Citing Rembrandt, Van Eyck, Dürer, Caravaggio and tribal medicine man garb as historical touch points, Stillion invigorates these inanimate objects in order to relay the essence of personality that we typically expect a figure to embody. Variations in pattern, texture and draping distinguish each subject from another. The somber palette and peaked folds of Checkered Funeral contrast the bulbous knots and jaunty plumage of Feather In a Cap. But however different the subjects are from each other, what remains constant is a sense of withholding and of mystery created by what is never revealed.Ed Valentine was born in Columbus, Ohio, 1951. After attending The Columbus College of Art and Design, he left without a degree and moved to NYC in 1979 where he exhibited in such venues as The Palladium, The Knitting Factory, Bess Cutler Gallery, The Phyllis Kind Gallery and Avenue B Gallery in the East Village. While in NYC, Valentine was invited by the punk band The Ramones to do artwork on their tenth album, “Ramones Mania.” In 1991 Valentine returned to Ohio and soon received a Bachelors degree from The Columbus College of Art and Design and a Masters degree from The Ohio State University. He has shown throughout the United States, Europe, The United Arab Emirates and Japan and has appeared in numerous catalogs and publications including reviews in Cover Arts New York, The East Village Eye, 108 East Village Review, The L. A. Times, Art Week Los Angeles, The San Francisco Chronicle, San Francisco Bay Guardian, The San Francisco Examiner and The Columbus Dispatch. Valentine is currently a Full Professor in the Department of Art at O.S.U. Lima.

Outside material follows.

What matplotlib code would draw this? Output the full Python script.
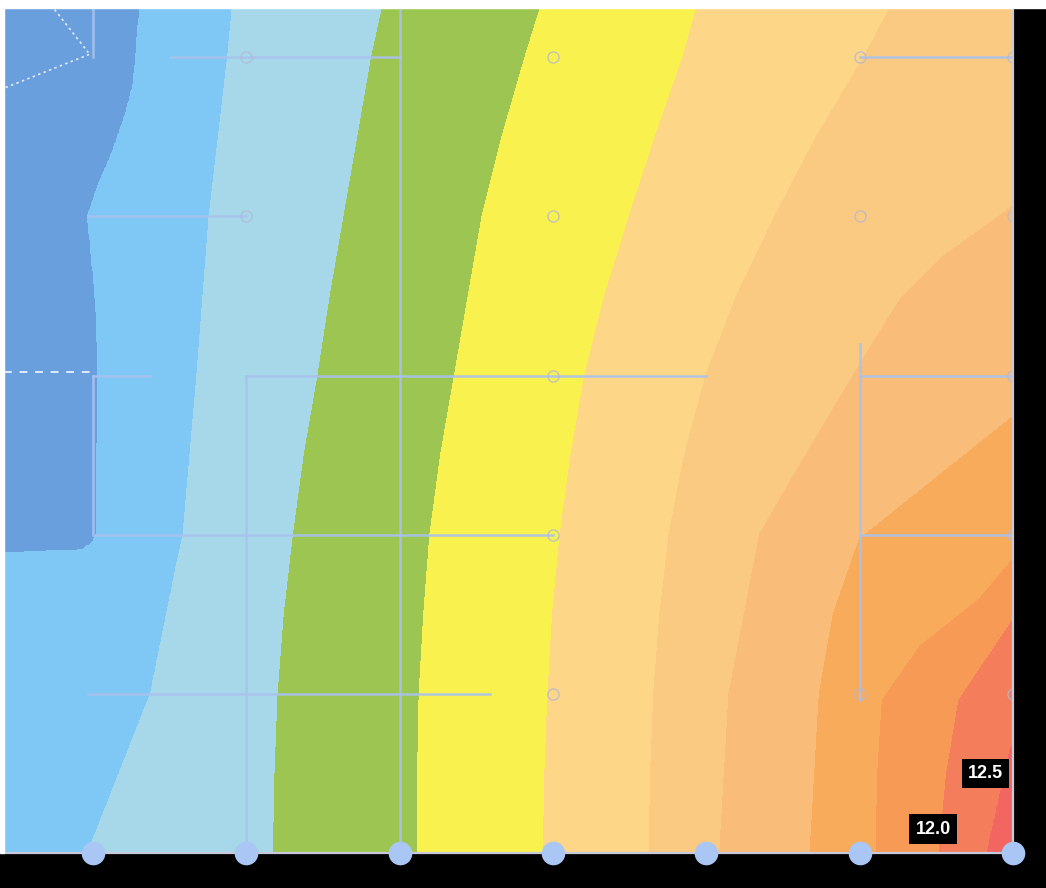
import numpy as np
import matplotlib
matplotlib.use("Agg")
import matplotlib.pyplot as plt
from matplotlib.patches import Rectangle

# contour levels (value of each band edge) and band fill colours, low -> high
levels = [7.0, 7.5, 8.0, 8.5, 9.0, 9.5, 10.0, 10.5, 11.0, 11.5, 12.0, 12.5, 13.0]
band_colors = ['#6a9fdd', '#7fc8f6', '#a6d8ea', '#9cc552', '#f9f24e', '#fdd688',
               '#fbca82', '#fabd79', '#f8ab5a', '#f69a56', '#f47d5c', '#f26560']

# where each contour line crosses the picture: row (grid units) -> column (grid units)
half_rows = [0.0, 0.5, 1.0, 1.5, 2.0, 2.5, 3.0, 3.5, 4.0, 4.5, 5.0, 5.31]
edge_rows = [
    [0.0, 5.31],                                                            # 7.0 (outside)
    [0.0, 1.87, 1.89, 1.90, 1.95, 2.01, 2.5, 3.0, 3.5, 4.0, 4.2, 4.4, 4.65, 4.84, 5.31],  # 7.5
    [0.0, 1.0, 2.0, 3.0, 4.0, 5.0, 5.31],                                   # 8.0
    half_rows,                                                              # 8.5
    half_rows,                                                              # 9.0
    half_rows,                                                              # 9.5
    half_rows,                                                              # 10.0
    [0.0, 1.0, 2.0, 2.22, 3.0, 3.47, 3.75, 4.06, 5.0, 5.31],                # 10.5
    [0.0, 1.0, 1.5, 1.97, 2.74, 3.0, 4.0, 5.31],                            # 11.0
    [0.0, 0.5, 0.96, 1.3, 1.59, 1.84, 2.0, 3.0, 5.31],                      # 11.5
    [0.0, 0.5, 0.96, 1.46, 2.0, 3.0, 5.31],                                 # 12.0
    [0.0, 0.65, 1.0, 2.0, 5.31],                                            # 12.5
    [0.0, 5.31],                                                            # 13.0 (outside)
]
edge_cols = [
    [-5.0, -5.0],
    [-3.0, -3.0, -0.2, -0.07, 0.0, 0.03, 0.03, 0.04, 0.02, -0.03, 0.04, 0.13, 0.22, 0.27, 0.31],
    [-0.03, 0.38, 0.59, 0.68, 0.76, 0.88, 0.91],
    [1.18, 1.19, 1.21, 1.25, 1.31, 1.38, 1.47, 1.55, 1.64, 1.73, 1.82, 1.89],
    [2.12, 2.12, 2.13, 2.16, 2.20, 2.27, 2.36, 2.45, 2.54, 2.67, 2.82, 2.92],
    [2.94, 2.95, 2.97, 3.00, 3.05, 3.12, 3.21, 3.34, 3.50, 3.67, 3.85, 3.94],
    [3.63, 3.64, 3.66, 3.70, 3.76, 3.86, 4.00, 4.20, 4.45, 4.72, 5.03, 5.20],
    [4.09, 4.15, 4.35, 4.48, 4.96, 5.26, 5.55, 6.0, 7.1, 7.3],
    [4.68, 4.74, 4.83, 5.0, 6.0, 6.35, 7.5, 9.0],
    [5.11, 5.12, 5.15, 5.40, 5.78, 6.0, 6.15, 7.5, 10.0],
    [5.52, 5.57, 5.65, 6.0, 6.4, 7.9, 11.0],
    [5.83, 5.98, 6.2, 7.0, 12.0],
    [20.0, 20.0],
]

# structural grid drawn over the contours
h_lines = [(5, 0.50, 2.0), (5, 5.0, 6.0), (4, -0.03, 1.0), (3, 0.0, 0.37), (3, 1.0, 4.0),
           (3, 5.0, 6.0), (2, 0.02, 3.0), (2, 5.0, 6.0), (1, -0.03, 2.59)]
v_lines = [(0, 5.0, 5.31), (0, 2.0, 3.0), (1, 0.0, 3.0), (2, 0.0, 5.31), (5, 0.96, 3.2)]
open_nodes_x = [1, 3, 5, 6, 1, 3, 5, 6, 3, 6, 3, 6, 3, 5, 6]
open_nodes_y = [5, 5, 5, 5, 4, 4, 4, 4, 3, 3, 2, 2, 1, 1, 1]
support_x = [0, 1, 2, 3, 4, 5, 6]

# value tags
tag_text = ['12.5', '12.0']
tag_x = [5.82, 5.48]
tag_y = [0.50, 0.15]

x_lo, x_hi, y_lo, y_hi = -0.58, 6.0, 0.0, 5.31

# build the field from the contour crossings
xs = np.linspace(x_lo, x_hi, 700)
ys = np.linspace(y_lo, y_hi, 600)
Z = np.empty((len(ys), len(xs)))
for j, y in enumerate(ys):
    cross = [np.interp(y, r, c) for r, c in zip(edge_rows, edge_cols)]
    Z[j] = np.interp(xs, cross, levels)

fig = plt.figure(figsize=(10.46, 8.88), dpi=100, facecolor='black')
ax = fig.add_axes([4 / 1046, 35 / 888, 1009 / 1046, 845 / 888])
cs = ax.contourf(xs, ys, Z, levels=levels, colors=band_colors)
cs.set_edgecolor('face')
cs.set_linewidth(0.6)

gcol = '#a9c2ee'
for r, c0, c1 in h_lines:
    ax.plot([c0, c1], [r, r], color=gcol, lw=1.8, alpha=0.9)
for c, r0, r1 in v_lines:
    ax.plot([c, c], [r0, r1], color=gcol, lw=1.8, alpha=0.9)

# white dashed outline in the top-left bay
ax.plot([-0.57, -0.02], [4.81, 5.02], color='white', lw=1.2, ls=(0, (1.5, 2)), alpha=0.8)
ax.plot([-0.25, -0.03], [5.30, 5.03], color='white', lw=1.2, ls=(0, (1.5, 2)), alpha=0.8)
ax.plot([-0.58, -0.02], [3.02, 3.02], color='white', lw=1.4, ls=(0, (4, 4)), alpha=0.8)

ax.plot(open_nodes_x, open_nodes_y, 'o', ls='none', ms=8, mfc='none', mec='#b4b8d4', mew=1.0, alpha=0.8)
ax.plot(support_x, [0] * len(support_x), 'o', ls='none', ms=16, color='#a9c6f4', clip_on=False, zorder=5)

ax.plot([x_hi, x_hi], [y_lo, y_hi], color='#c9c9dc', lw=1.6, clip_on=False)
ax.plot([x_lo, x_hi], [y_lo, y_lo], color='#c9c9dc', lw=1.6, clip_on=False)

for t, tx, ty in zip(tag_text, tag_x, tag_y):
    ax.text(tx, ty, t, color='white', fontsize=13, fontweight='bold', ha='center', va='center',
            family='Liberation Sans', bbox=dict(boxstyle='square,pad=0.35', fc='black', ec='none'))

ax.set_xlim(x_lo, x_hi)
ax.set_ylim(y_lo, y_hi)
ax.axis('off')

fig.add_artist(Rectangle((0, 880 / 888), 1, 8 / 888, transform=fig.transFigure, color='white'))
fig.add_artist(Rectangle((0, 35 / 888), 4 / 1046, 845 / 888, transform=fig.transFigure, color='white'))

fig.savefig('out.png', dpi=100, facecolor='black')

Michael Stillion received his BFA in 2002 from Columbus College of Art and Design, and his MFA in 2007 from Indiana University in Bloomington. He has been the recipient of a Joan Mitchell Full Fellowship, an Ohio Arts Council Grant for Individual Excellence, as well as a One Year Full Fellowship to attend the Roswell Artist-in-Residence program. Stillion’s work has been exhibited in venues around the country including 1305 Gallery, Cincinnati; Birke Gallery at Marshall University, West Virginia; Riffe Gallery in Columbus, Ohio; Vaudeville Park in Brooklyn, New York; and Caestecker Art Gallery, Ripon College, Wisconsin. His work can be found in many private collections and was recently acquired by the Anderson Museum of Contemporary Art in New Mexico.